Reproduce the full listing below unchanged, apart from the pictures.
[Begin]
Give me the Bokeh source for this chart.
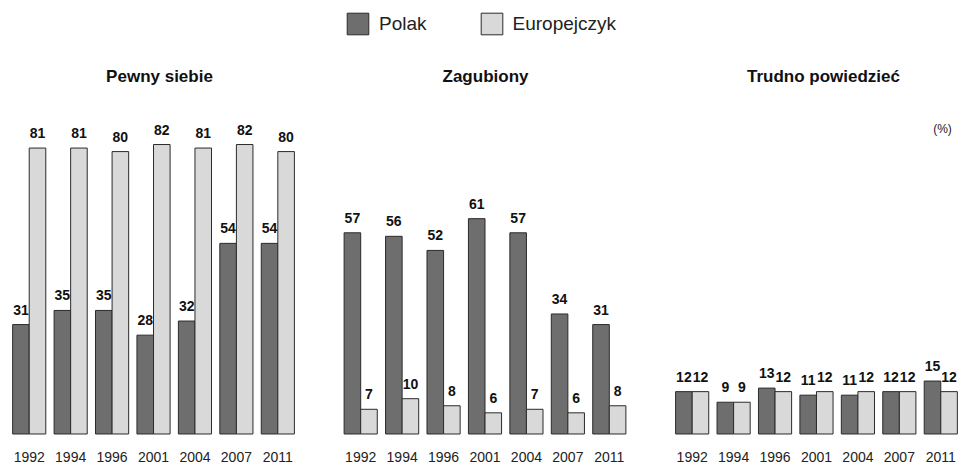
from bokeh.plotting import figure
from bokeh.models import ColumnDataSource, FactorRange, Range1d, Legend, LegendItem, Label
from bokeh.transform import dodge
from bokeh.core.properties import value
from bokeh.embed import file_html
from bokeh.resources import INLINE

panels = ["Pewny siebie", "Zagubiony", "Trudno powiedzieć"]
years = ["1992", "1994", "1996", "2001", "2004", "2007", "2011"]
series = ["Polak", "Europejczyk"]

polak_pewny = [31, 35, 35, 28, 32, 54, 54]
euro_pewny = [81, 81, 80, 82, 81, 82, 80]
polak_zagubiony = [57, 56, 52, 61, 57, 34, 31]
euro_zagubiony = [7, 10, 8, 6, 7, 6, 8]
polak_trudno = [12, 9, 13, 11, 11, 12, 15]
euro_trudno = [12, 9, 12, 12, 12, 12, 12]
unit_label = "(%)"

FONT = "Liberation Sans"
DARK = "#6e6e6e"
LIGHT = "#d9d9d9"
EDGE = "#2b2b2b"

xs = [(pn, y) for pn in panels for y in years]
polak = polak_pewny + polak_zagubiony + polak_trudno
euro = euro_pewny + euro_zagubiony + euro_trudno
src = ColumnDataSource(dict(
    x=xs,
    year=[y for pn in panels for y in years],
    polak=polak,
    euro=euro,
    polak_lbl=[str(v) for v in polak],
    euro_lbl=[str(v) for v in euro],
))

W, H = 961, 464
LEFT = 8
xr = FactorRange(*xs, group_padding=1.0, factor_padding=0.0, range_padding=0.0)
p = figure(x_range=xr, y_range=Range1d(-8.64, 122.8), width=W, height=H,
           output_backend="svg", toolbar_location=None,
           x_axis_location=None, y_axis_location=None,
           min_border=0, min_border_left=LEFT, min_border_right=0,
           min_border_top=0, min_border_bottom=0)
p.outline_line_color = None
p.grid.visible = False
p.background_fill_color = "white"

r1 = p.vbar(x=dodge('x', -0.2, range=p.x_range), top='polak', width=0.4, source=src,
            fill_color=DARK, line_color=EDGE, line_width=1)
r2 = p.vbar(x=dodge('x', 0.2, range=p.x_range), top='euro', width=0.4, source=src,
            fill_color=LIGHT, line_color=EDGE, line_width=1)

p.text(x=dodge('x', -0.2, range=p.x_range), y='polak', text='polak_lbl', source=src,
       text_align='center', text_baseline='bottom', y_offset=-10,
       text_font=value(FONT), text_font_style='bold', text_font_size='14px', text_color='#111111')
p.text(x=dodge('x', 0.2, range=p.x_range), y='euro', text='euro_lbl', source=src,
       text_align='center', text_baseline='bottom', y_offset=-10,
       text_font=value(FONT), text_font_style='bold', text_font_size='14px', text_color='#111111')

p.text(x='x', y=0, text='year', source=src, text_align='center', text_baseline='top',
       y_offset=18, text_font=value(FONT), text_font_size='14px', text_color='#222222')

title_x = [159, 485, 823]
for name, tx in zip(panels, title_x):
    p.add_layout(Label(x=tx - LEFT, y=H - 76, x_units='screen', y_units='screen', text=name,
                       text_align='center', text_baseline='middle', text_font=FONT,
                       text_font_style='bold', text_font_size='17px', text_color='#111111'))
p.add_layout(Label(x=942 - LEFT, y=H - 128, x_units='screen', y_units='screen', text=unit_label,
                   text_align='center', text_baseline='middle', text_font=FONT,
                   text_font_size='12px', text_color='#222222'))

legend = Legend(items=[LegendItem(label=series[0], renderers=[r1]),
                       LegendItem(label=series[1], renderers=[r2])],
                orientation='horizontal', location=(344 - LEFT, H - 10 - 27),
                glyph_width=27, glyph_height=27, label_height=27,
                label_text_font=FONT, label_text_font_size='19px', label_text_color='#222222',
                label_standoff=8, spacing=51, padding=0, margin=0,
                border_line_color=None, background_fill_alpha=0)
p.add_layout(legend)

open("out.html", "w").write(file_html(p, INLINE))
[End]
- **Reply to the exercise**:
Give me the Bokeh source for this chart.
from bokeh.plotting import figure
from bokeh.models import ColumnDataSource, FactorRange, Range1d, Legend, LegendItem, Label
from bokeh.transform import dodge
from bokeh.core.properties import value
from bokeh.embed import file_html
from bokeh.resources import INLINE

panels = ["Pewny siebie", "Zagubiony", "Trudno powiedzieć"]
years = ["1992", "1994", "1996", "2001", "2004", "2007", "2011"]
series = ["Polak", "Europejczyk"]

polak_pewny = [31, 35, 35, 28, 32, 54, 54]
euro_pewny = [81, 81, 80, 82, 81, 82, 80]
polak_zagubiony = [57, 56, 52, 61, 57, 34, 31]
euro_zagubiony = [7, 10, 8, 6, 7, 6, 8]
polak_trudno = [12, 9, 13, 11, 11, 12, 15]
euro_trudno = [12, 9, 12, 12, 12, 12, 12]
unit_label = "(%)"

FONT = "Liberation Sans"
DARK = "#6e6e6e"
LIGHT = "#d9d9d9"
EDGE = "#2b2b2b"

xs = [(pn, y) for pn in panels for y in years]
polak = polak_pewny + polak_zagubiony + polak_trudno
euro = euro_pewny + euro_zagubiony + euro_trudno
src = ColumnDataSource(dict(
    x=xs,
    year=[y for pn in panels for y in years],
    polak=polak,
    euro=euro,
    polak_lbl=[str(v) for v in polak],
    euro_lbl=[str(v) for v in euro],
))

W, H = 961, 464
LEFT = 8
xr = FactorRange(*xs, group_padding=1.0, factor_padding=0.0, range_padding=0.0)
p = figure(x_range=xr, y_range=Range1d(-8.64, 122.8), width=W, height=H,
           output_backend="svg", toolbar_location=None,
           x_axis_location=None, y_axis_location=None,
           min_border=0, min_border_left=LEFT, min_border_right=0,
           min_border_top=0, min_border_bottom=0)
p.outline_line_color = None
p.grid.visible = False
p.background_fill_color = "white"

r1 = p.vbar(x=dodge('x', -0.2, range=p.x_range), top='polak', width=0.4, source=src,
            fill_color=DARK, line_color=EDGE, line_width=1)
r2 = p.vbar(x=dodge('x', 0.2, range=p.x_range), top='euro', width=0.4, source=src,
            fill_color=LIGHT, line_color=EDGE, line_width=1)

p.text(x=dodge('x', -0.2, range=p.x_range), y='polak', text='polak_lbl', source=src,
       text_align='center', text_baseline='bottom', y_offset=-10,
       text_font=value(FONT), text_font_style='bold', text_font_size='14px', text_color='#111111')
p.text(x=dodge('x', 0.2, range=p.x_range), y='euro', text='euro_lbl', source=src,
       text_align='center', text_baseline='bottom', y_offset=-10,
       text_font=value(FONT), text_font_style='bold', text_font_size='14px', text_color='#111111')

p.text(x='x', y=0, text='year', source=src, text_align='center', text_baseline='top',
       y_offset=18, text_font=value(FONT), text_font_size='14px', text_color='#222222')

title_x = [159, 485, 823]
for name, tx in zip(panels, title_x):
    p.add_layout(Label(x=tx - LEFT, y=H - 76, x_units='screen', y_units='screen', text=name,
                       text_align='center', text_baseline='middle', text_font=FONT,
                       text_font_style='bold', text_font_size='17px', text_color='#111111'))
p.add_layout(Label(x=942 - LEFT, y=H - 128, x_units='screen', y_units='screen', text=unit_label,
                   text_align='center', text_baseline='middle', text_font=FONT,
                   text_font_size='12px', text_color='#222222'))

legend = Legend(items=[LegendItem(label=series[0], renderers=[r1]),
                       LegendItem(label=series[1], renderers=[r2])],
                orientation='horizontal', location=(344 - LEFT, H - 10 - 27),
                glyph_width=27, glyph_height=27, label_height=27,
                label_text_font=FONT, label_text_font_size='19px', label_text_color='#222222',
                label_standoff=8, spacing=51, padding=0, margin=0,
                border_line_color=None, background_fill_alpha=0)
p.add_layout(legend)

open("out.html", "w").write(file_html(p, INLINE))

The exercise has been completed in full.